>> begin Records to process
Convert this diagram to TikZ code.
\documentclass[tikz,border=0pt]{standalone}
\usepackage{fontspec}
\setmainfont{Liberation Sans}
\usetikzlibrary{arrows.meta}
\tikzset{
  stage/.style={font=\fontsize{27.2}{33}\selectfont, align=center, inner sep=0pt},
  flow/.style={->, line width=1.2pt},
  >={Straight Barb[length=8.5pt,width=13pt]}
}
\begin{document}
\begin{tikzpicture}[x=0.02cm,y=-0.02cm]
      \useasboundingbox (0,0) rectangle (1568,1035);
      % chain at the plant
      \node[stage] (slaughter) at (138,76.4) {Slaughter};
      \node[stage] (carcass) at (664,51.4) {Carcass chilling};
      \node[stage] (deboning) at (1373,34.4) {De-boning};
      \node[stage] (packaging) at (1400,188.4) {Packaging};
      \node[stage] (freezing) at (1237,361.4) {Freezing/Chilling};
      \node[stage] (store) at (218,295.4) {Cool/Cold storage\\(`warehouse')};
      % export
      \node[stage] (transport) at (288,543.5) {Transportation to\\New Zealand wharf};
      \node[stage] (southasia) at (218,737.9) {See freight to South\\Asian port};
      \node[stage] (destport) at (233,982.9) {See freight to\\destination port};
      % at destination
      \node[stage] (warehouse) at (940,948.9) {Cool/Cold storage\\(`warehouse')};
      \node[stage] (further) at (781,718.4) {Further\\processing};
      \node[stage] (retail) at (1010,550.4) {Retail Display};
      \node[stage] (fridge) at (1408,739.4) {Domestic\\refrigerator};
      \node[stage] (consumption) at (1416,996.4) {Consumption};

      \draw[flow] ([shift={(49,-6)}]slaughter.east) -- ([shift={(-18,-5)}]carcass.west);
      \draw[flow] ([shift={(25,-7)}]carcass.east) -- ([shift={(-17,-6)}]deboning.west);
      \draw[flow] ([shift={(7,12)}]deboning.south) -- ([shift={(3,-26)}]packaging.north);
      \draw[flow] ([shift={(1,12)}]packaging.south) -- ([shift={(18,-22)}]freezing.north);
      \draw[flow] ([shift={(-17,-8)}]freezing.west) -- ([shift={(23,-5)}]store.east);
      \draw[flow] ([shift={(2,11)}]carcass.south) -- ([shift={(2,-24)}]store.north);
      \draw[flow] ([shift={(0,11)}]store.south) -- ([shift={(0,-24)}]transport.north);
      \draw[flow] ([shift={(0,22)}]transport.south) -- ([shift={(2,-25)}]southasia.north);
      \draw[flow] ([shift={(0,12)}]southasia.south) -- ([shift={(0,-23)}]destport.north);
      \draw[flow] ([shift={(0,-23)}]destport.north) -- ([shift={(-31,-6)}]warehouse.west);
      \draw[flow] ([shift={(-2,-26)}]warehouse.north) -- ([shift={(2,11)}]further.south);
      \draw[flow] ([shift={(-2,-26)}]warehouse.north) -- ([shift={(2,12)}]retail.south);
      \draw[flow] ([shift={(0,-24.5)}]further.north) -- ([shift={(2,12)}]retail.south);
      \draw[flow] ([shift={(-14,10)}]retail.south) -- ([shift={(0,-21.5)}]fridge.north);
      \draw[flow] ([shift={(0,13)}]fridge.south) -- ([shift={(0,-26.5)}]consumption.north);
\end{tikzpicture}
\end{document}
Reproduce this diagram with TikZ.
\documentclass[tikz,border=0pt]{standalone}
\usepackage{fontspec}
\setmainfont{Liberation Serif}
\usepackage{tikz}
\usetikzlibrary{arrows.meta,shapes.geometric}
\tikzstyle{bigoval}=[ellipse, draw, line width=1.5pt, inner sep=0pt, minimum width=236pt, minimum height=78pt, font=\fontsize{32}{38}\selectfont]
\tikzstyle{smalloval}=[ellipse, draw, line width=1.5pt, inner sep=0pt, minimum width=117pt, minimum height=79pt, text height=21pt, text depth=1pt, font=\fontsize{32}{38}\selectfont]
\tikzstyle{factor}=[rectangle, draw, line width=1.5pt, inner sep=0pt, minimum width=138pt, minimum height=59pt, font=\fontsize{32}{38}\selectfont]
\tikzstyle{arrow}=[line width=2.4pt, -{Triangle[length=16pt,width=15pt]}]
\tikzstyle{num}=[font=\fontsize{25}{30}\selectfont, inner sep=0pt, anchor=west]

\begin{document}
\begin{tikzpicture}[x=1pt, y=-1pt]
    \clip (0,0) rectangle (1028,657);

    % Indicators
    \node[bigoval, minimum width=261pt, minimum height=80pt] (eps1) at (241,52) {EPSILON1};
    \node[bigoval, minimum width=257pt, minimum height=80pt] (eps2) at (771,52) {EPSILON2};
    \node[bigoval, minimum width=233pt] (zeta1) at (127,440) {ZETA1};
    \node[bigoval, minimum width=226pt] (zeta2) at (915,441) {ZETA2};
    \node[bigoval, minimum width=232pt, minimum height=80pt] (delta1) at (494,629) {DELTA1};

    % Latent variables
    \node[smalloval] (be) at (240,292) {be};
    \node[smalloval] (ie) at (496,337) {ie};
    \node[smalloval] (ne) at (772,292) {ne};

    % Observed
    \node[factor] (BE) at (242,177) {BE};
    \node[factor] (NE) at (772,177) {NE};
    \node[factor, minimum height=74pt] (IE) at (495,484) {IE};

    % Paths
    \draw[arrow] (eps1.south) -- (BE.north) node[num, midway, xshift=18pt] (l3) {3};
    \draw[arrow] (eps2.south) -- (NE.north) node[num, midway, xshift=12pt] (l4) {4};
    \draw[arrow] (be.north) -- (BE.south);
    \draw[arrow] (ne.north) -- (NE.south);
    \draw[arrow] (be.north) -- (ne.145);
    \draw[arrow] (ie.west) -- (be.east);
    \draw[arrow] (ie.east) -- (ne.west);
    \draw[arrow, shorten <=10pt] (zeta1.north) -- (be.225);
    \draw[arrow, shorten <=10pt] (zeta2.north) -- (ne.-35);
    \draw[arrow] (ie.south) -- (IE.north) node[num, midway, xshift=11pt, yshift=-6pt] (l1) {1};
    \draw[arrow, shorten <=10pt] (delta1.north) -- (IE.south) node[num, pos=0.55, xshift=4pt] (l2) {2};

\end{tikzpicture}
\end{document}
>> end Records to process
▸ **Exercise description**: Of all the entries above, repeat only the lines from the line that has "Reproduce this diagram with TikZ." to the line that has "(ne) at (772,292)", both lines included, exactly.

▸ **Response to this exercise**:
Reproduce this diagram with TikZ.
\documentclass[tikz,border=0pt]{standalone}
\usepackage{fontspec}
\setmainfont{Liberation Serif}
\usepackage{tikz}
\usetikzlibrary{arrows.meta,shapes.geometric}
\tikzstyle{bigoval}=[ellipse, draw, line width=1.5pt, inner sep=0pt, minimum width=236pt, minimum height=78pt, font=\fontsize{32}{38}\selectfont]
\tikzstyle{smalloval}=[ellipse, draw, line width=1.5pt, inner sep=0pt, minimum width=117pt, minimum height=79pt, text height=21pt, text depth=1pt, font=\fontsize{32}{38}\selectfont]
\tikzstyle{factor}=[rectangle, draw, line width=1.5pt, inner sep=0pt, minimum width=138pt, minimum height=59pt, font=\fontsize{32}{38}\selectfont]
\tikzstyle{arrow}=[line width=2.4pt, -{Triangle[length=16pt,width=15pt]}]
\tikzstyle{num}=[font=\fontsize{25}{30}\selectfont, inner sep=0pt, anchor=west]

\begin{document}
\begin{tikzpicture}[x=1pt, y=-1pt]
    \clip (0,0) rectangle (1028,657);

    % Indicators
    \node[bigoval, minimum width=261pt, minimum height=80pt] (eps1) at (241,52) {EPSILON1};
    \node[bigoval, minimum width=257pt, minimum height=80pt] (eps2) at (771,52) {EPSILON2};
    \node[bigoval, minimum width=233pt] (zeta1) at (127,440) {ZETA1};
    \node[bigoval, minimum width=226pt] (zeta2) at (915,441) {ZETA2};
    \node[bigoval, minimum width=232pt, minimum height=80pt] (delta1) at (494,629) {DELTA1};

    % Latent variables
    \node[smalloval] (be) at (240,292) {be};
    \node[smalloval] (ie) at (496,337) {ie};
    \node[smalloval] (ne) at (772,292) {ne};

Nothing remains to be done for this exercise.